Oysa bazı konular gayet açık. Türkiye Kobani’ye yardım ediyor, Peşmergelerin de yardım etmesine onay veriyor. Tabi bu destek ve onay bir şartla veriliyor, o da Suriye’de IŞİD’e karşı savaşan güçlerin iki işe kalkışmaması. Bunlardan biri, silahların Türkiye’ye dönmemesi, ikincisi de o silahların IŞİD’le birlikte Esad rejimine de dönmesi.

Bu iki şart konusunda taraflar arasında kısmen bir uzlaşma olmuş ki, Türkiye de kısmen yardım yapıyor.
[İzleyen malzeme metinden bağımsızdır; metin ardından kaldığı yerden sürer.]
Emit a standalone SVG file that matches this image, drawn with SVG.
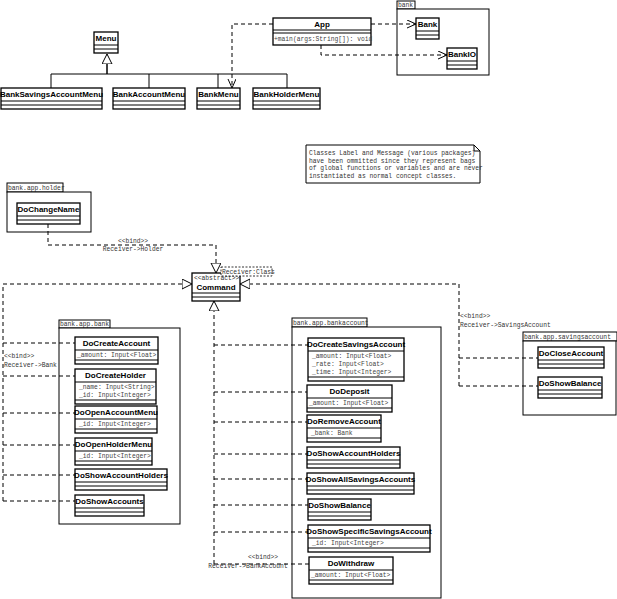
<svg xmlns="http://www.w3.org/2000/svg" width="617" height="599" viewBox="0 0 617 599">
<style>
.b{fill:#fff;stroke:#000;stroke-width:1.3}
.s{stroke:#000;stroke-width:1}
.t{font-family:"Liberation Sans",Arial,sans-serif;font-weight:bold;font-size:8px;text-anchor:middle}
.a{font-family:"Liberation Mono",monospace;font-size:6.3px;fill:#444}
.p{font-family:"Liberation Mono",monospace;font-size:6.3px;fill:#333}
.d{fill:none;stroke:#000;stroke-width:1;stroke-dasharray:4,3}
.l{fill:none;stroke:#000;stroke-width:1}
.pk{fill:#fff;stroke:#000;stroke-width:1}
</style>
<defs>
<marker id="tri" markerWidth="12" markerHeight="12" refX="10" refY="5" orient="auto" markerUnits="userSpaceOnUse"><path d="M0,0 L10,5 L0,10 Z" fill="#fff" stroke="#000"/></marker>
<marker id="opn" markerWidth="12" markerHeight="12" refX="9" refY="4" orient="auto" markerUnits="userSpaceOnUse"><path d="M0,0 L9,4 L0,8" fill="none" stroke="#000"/></marker>
</defs>
<g id="pkg-bank"><rect class="pk" x="397" y="1" width="18" height="8"/><text class="p" x="398" y="7">bank</text><rect class="pk" x="397" y="9" width="92" height="66"/></g>
<g id="pkg-holder"><rect class="pk" x="7" y="183" width="56" height="9"/><text class="p" x="8" y="190">bank.app.holder</text><rect class="pk" x="7" y="192" width="84" height="40"/></g>
<g id="pkg-appbank"><rect class="pk" x="59" y="320" width="51" height="8"/><text class="p" x="60" y="326">bank.app.bank</text><rect class="pk" x="59" y="328" width="121" height="196"/></g>
<g id="pkg-bankaccount"><rect class="pk" x="292" y="318" width="75" height="9"/><text class="p" x="293" y="325">bank.app.bankaccount</text><rect class="pk" x="292" y="327" width="149" height="271"/></g>
<g id="pkg-savings"><rect class="pk" x="523" y="332" width="94" height="9"/><text class="p" x="524" y="339">bank.app.savingsaccount</text><rect class="pk" x="523" y="341" width="93" height="74"/></g>
<g id="note"><path class="pk" d="M306,145 H474 L480,151 V183 H306 Z"/><path class="l" d="M474,145 V151 H480"/>
<text class="p" x="309" y="155">Classes Label and Message (various packages)</text>
<text class="p" x="309" y="163">have been ommitted since they represent bags</text>
<text class="p" x="309" y="170">of global functions or variables and are never</text>
<text class="p" x="309" y="178">instantiated as normal concept classes.</text></g>
<g id="connectors">
<path class="l" d="M107,63 V74 M51,74 H287 M51,74 V88 M149,74 V88 M218,74 V88 M287,74 V88"/>
<path class="l" d="M107,74 V54" marker-end="url(#tri)"/>
<path class="d" d="M273,24 H232 V88" marker-end="url(#opn)"/>
<path class="d" d="M371,24 H416" marker-end="url(#opn)"/>
<path class="d" d="M321,45 V55 H447" marker-end="url(#opn)"/>
<path class="d" d="M48,224 V245 H216 V273" marker-end="url(#tri)"/>
<text class="p" x="133" y="243" text-anchor="middle">&lt;&lt;bind&gt;&gt;</text>
<text class="p" x="133" y="251" text-anchor="middle">Receiver-&gt;Holder</text>
<path class="d" d="M3,501 V284 H192" marker-end="url(#tri)"/>
<path class="d" d="M3,343 H75 M3,376 H75 M3,413 H75 M3,445 H75 M3,475 H75 M3,501 H75"/>
<text class="p" x="4" y="358">&lt;&lt;bind&gt;&gt;</text>
<text class="p" x="4" y="367">Receiver-&gt;Bank</text>
<path class="d" d="M459,386 V284 H240" marker-end="url(#tri)"/>
<path class="d" d="M459,358 H538 M459,386 H538"/>
<text class="p" x="460" y="318">&lt;&lt;bind&gt;&gt;</text>
<text class="p" x="460" y="327">Receiver-&gt;SavingsAccount</text>
<path class="d" d="M214,564 V301" marker-end="url(#tri)"/>
<path class="d" d="M214,345 H308 M214,392 H307 M214,422 H307 M214,454 H307 M214,479 H307 M214,505 H308 M214,532 H308 M214,564 H309"/>
<text class="p" x="263" y="559" text-anchor="middle">&lt;&lt;bind&gt;&gt;</text>
<text class="p" x="248" y="568" text-anchor="middle">Receiver-&gt;BankAccount</text>
</g>
<g id="Menu"><rect class="b" x="94" y="32" width="24" height="21"/><path class="s" d="M94,45H118M94,49H118"/><text class="t" x="106" y="41">Menu</text></g>
<g id="BankSavingsAccountMenu"><rect class="b" x="1" y="88" width="101" height="21"/><path class="s" d="M1,101H102M1,105H102"/><text class="t" x="51.5" y="97">BankSavingsAccountMenu</text></g>
<g id="BankAccountMenu"><rect class="b" x="113" y="88" width="72" height="21"/><path class="s" d="M113,101H185M113,105H185"/><text class="t" x="149" y="97">BankAccountMenu</text></g>
<g id="BankMenu"><rect class="b" x="197" y="88" width="43" height="21"/><path class="s" d="M197,101H240M197,105H240"/><text class="t" x="218.5" y="97">BankMenu</text></g>
<g id="BankHolderMenu"><rect class="b" x="253" y="88" width="67" height="21"/><path class="s" d="M253,101H320M253,105H320"/><text class="t" x="286.5" y="97">BankHolderMenu</text></g>
<g id="App"><rect class="b" x="273" y="18" width="98" height="27"/><path class="s" d="M273,30H371M273,33H371"/><text class="t" x="322" y="27">App</text><text class="a" x="274" y="41">+main(args:String[]): void</text></g>
<g id="Bank"><rect class="b" x="416" y="18" width="23" height="21"/><path class="s" d="M416,31H439M416,35H439"/><text class="t" x="427.5" y="27">Bank</text></g>
<g id="BankIO"><rect class="b" x="447" y="48" width="30" height="21"/><path class="s" d="M447,61H477M447,65H477"/><text class="t" x="462" y="57">BankIO</text></g>
<g id="Command"><rect class="b" x="192" y="273" width="48" height="28"/><path class="s" d="M192,293H240M192,297H240"/><text class="p" x="194" y="280">&lt;&lt;abstract&gt;&gt;</text><text class="t" x="216" y="290">Command</text></g>
<g id="template"><rect x="221" y="267" width="51" height="9" fill="#fff" stroke="#000" stroke-width="0.8" stroke-dasharray="2,1.5"/><text class="p" x="222" y="274">Receiver:Class</text></g>
<g id="DoChangeName"><rect class="b" x="17" y="203" width="63" height="21"/><path class="s" d="M17,216H80M17,220H80"/><text class="t" x="48.5" y="212">DoChangeName</text></g>
<g id="DoCreateAccount"><rect class="b" x="75" y="337" width="83" height="27"/><path class="s" d="M75,350H158M75,360H158"/><text class="t" x="116.5" y="346">DoCreateAccount</text><text class="a" x="77" y="357">_amount: Input&lt;Float&gt;</text></g>
<g id="DoCreateHolder"><rect class="b" x="75" y="369" width="81" height="35"/><path class="s" d="M75,382H156M75,400H156"/><text class="t" x="115.5" y="378">DoCreateHolder</text><text class="a" x="79" y="389">_name: Input&lt;String&gt;</text><text class="a" x="79" y="397">_id: Input&lt;Integer&gt;</text></g>
<g id="DoOpenAccountMenu"><rect class="b" x="75" y="406" width="82" height="27"/><path class="s" d="M75,419H157M75,429H157"/><text class="t" x="116" y="415">DoOpenAccountMenu</text><text class="a" x="79" y="426">_id: Input&lt;Integer&gt;</text></g>
<g id="DoOpenHolderMenu"><rect class="b" x="75" y="438" width="77" height="27"/><path class="s" d="M75,451H152M75,461H152"/><text class="t" x="113.5" y="447">DoOpenHolderMenu</text><text class="a" x="79" y="458">_id: Input&lt;Integer&gt;</text></g>
<g id="DoShowAccountHolders1"><rect class="b" x="75" y="469" width="92" height="21"/><path class="s" d="M75,482H167M75,486H167"/><text class="t" x="121" y="478">DoShowAccountHolders</text></g>
<g id="DoShowAccounts"><rect class="b" x="75" y="495" width="69" height="21"/><path class="s" d="M75,508H144M75,512H144"/><text class="t" x="109.5" y="504">DoShowAccounts</text></g>
<g id="DoCreateSavingsAccount"><rect class="b" x="308" y="338" width="96" height="43"/><path class="s" d="M308,351H404M308,377H404"/><text class="t" x="356" y="347">DoCreateSavingsAccount</text><text class="a" x="312" y="358">_amount: Input&lt;Float&gt;</text><text class="a" x="312" y="366">_rate: Input&lt;Float&gt;</text><text class="a" x="312" y="374">_time: Input&lt;Integer&gt;</text></g>
<g id="DoDeposit"><rect class="b" x="307" y="385" width="85" height="27"/><path class="s" d="M307,398H392M307,408H392"/><text class="t" x="349.5" y="394">DoDeposit</text><text class="a" x="309" y="405">_amount: Input&lt;Float&gt;</text></g>
<g id="DoRemoveAccount"><rect class="b" x="307" y="415" width="74" height="27"/><path class="s" d="M307,428H381M307,438H381"/><text class="t" x="344" y="424">DoRemoveAccount</text><text class="a" x="311" y="435">_bank: Bank</text></g>
<g id="DoShowAccountHolders2"><rect class="b" x="307" y="447" width="93" height="21"/><path class="s" d="M307,460H400M307,464H400"/><text class="t" x="353.5" y="456">DoShowAccountHolders</text></g>
<g id="DoShowAllSavingsAccounts"><rect class="b" x="307" y="473" width="107" height="21"/><path class="s" d="M307,486H414M307,490H414"/><text class="t" x="360.5" y="482">DoShowAllSavingsAccounts</text></g>
<g id="DoShowBalance1"><rect class="b" x="308" y="499" width="63" height="21"/><path class="s" d="M308,512H371M308,516H371"/><text class="t" x="339.5" y="508">DoShowBalance</text></g>
<g id="DoShowSpecificSavingsAccount"><rect class="b" x="308" y="525" width="122" height="27"/><path class="s" d="M308,538H430M308,548H430"/><text class="t" x="369" y="534">DoShowSpecificSavingsAccount</text><text class="a" x="312" y="545">_id: Input&lt;Integer&gt;</text></g>
<g id="DoWithdraw"><rect class="b" x="309" y="557" width="84" height="27"/><path class="s" d="M309,570H393M309,580H393"/><text class="t" x="351" y="566">DoWithdraw</text><text class="a" x="311" y="577">_amount: Input&lt;Float&gt;</text></g>
<g id="DoCloseAccount"><rect class="b" x="538" y="347" width="66" height="21"/><path class="s" d="M538,360H604M538,364H604"/><text class="t" x="571" y="356">DoCloseAccount</text></g>
<g id="DoShowBalance2"><rect class="b" x="538" y="377" width="64" height="21"/><path class="s" d="M538,390H602M538,394H602"/><text class="t" x="570" y="386">DoShowBalance</text></g>
</svg>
Bir başka tartışma konusu ise Türkiye’nin  PYD’ye yardım ediyor olması; ABD’nin bu kuruluşu direniş örgütü olarak görmesine rağmen Türkiye’nin terör örgütü olarak nitelemesi. Açıklama ve tanımlama farklılıkları ABD ile Türkiye arasında uyuşmazlık olduğu hissi yaratıyor. Aslında Türkiye, PKK , PYD ya da başka bir örgütün Türkiye’deki faaliyetlerini kast ederek terör tanımlaması yapıyor ve adı geçen örgütler ülke içinde şiddete başvurdukları sürece “düşman” olarak görüleceklerdir demek istiyor. Yani aynı örgütlerin Irak ya da Suriye’deki varlıkları bu şekilde tanımlanmıyor.

Genelden özele

ABD ile Türkiye arasında anlaşmazlık olduğuna dair yaratılan havada, hem Türkiye’den hem ABD’den gelen birbiriyle çelişkili açıklamaların etkisi büyük. Ayrıca ABD’de de Türkiye’de de çok sayıda hükümet görevlisi sürekli kamuoyuna bilgi veriyor; devlet liderleri basın üzerinden birbirine laf yetiştiriyor.

Neden bilgiler tek ağızdan çıkmıyor, neden bu kadar ayrıntı kamuoyu ile paylaşılıyor, neden liderler aralarındaki görüşmeleri farklı ifadelerle dünyaya sunuyor ve sonunda da çelişkiler ortaya çıkıyor diye de sormak gerek.

Eğer bu durum bilinçli bir çabanın eseri değilse, ortada bir sorun olduğu söylenebilir. Bilinçli olarak böyle davranılıyorsa, o zaman ABD’nin Ortadoğu’daki olumsuz algısına Türkiye’yi dahil etmeme mücadelesi veriliyor demektir. Ne de olsa bir gün ABD evine dönecek ve Türkiye sadece Suriye Kürtleri ile değil başka halklarla da bu coğrafyada yan yana kalacak. Kim bilir belki tam da bunu hatırlatmak için IŞİD bir Kürtlere bir Türkmenlere saldırıp duruyordur.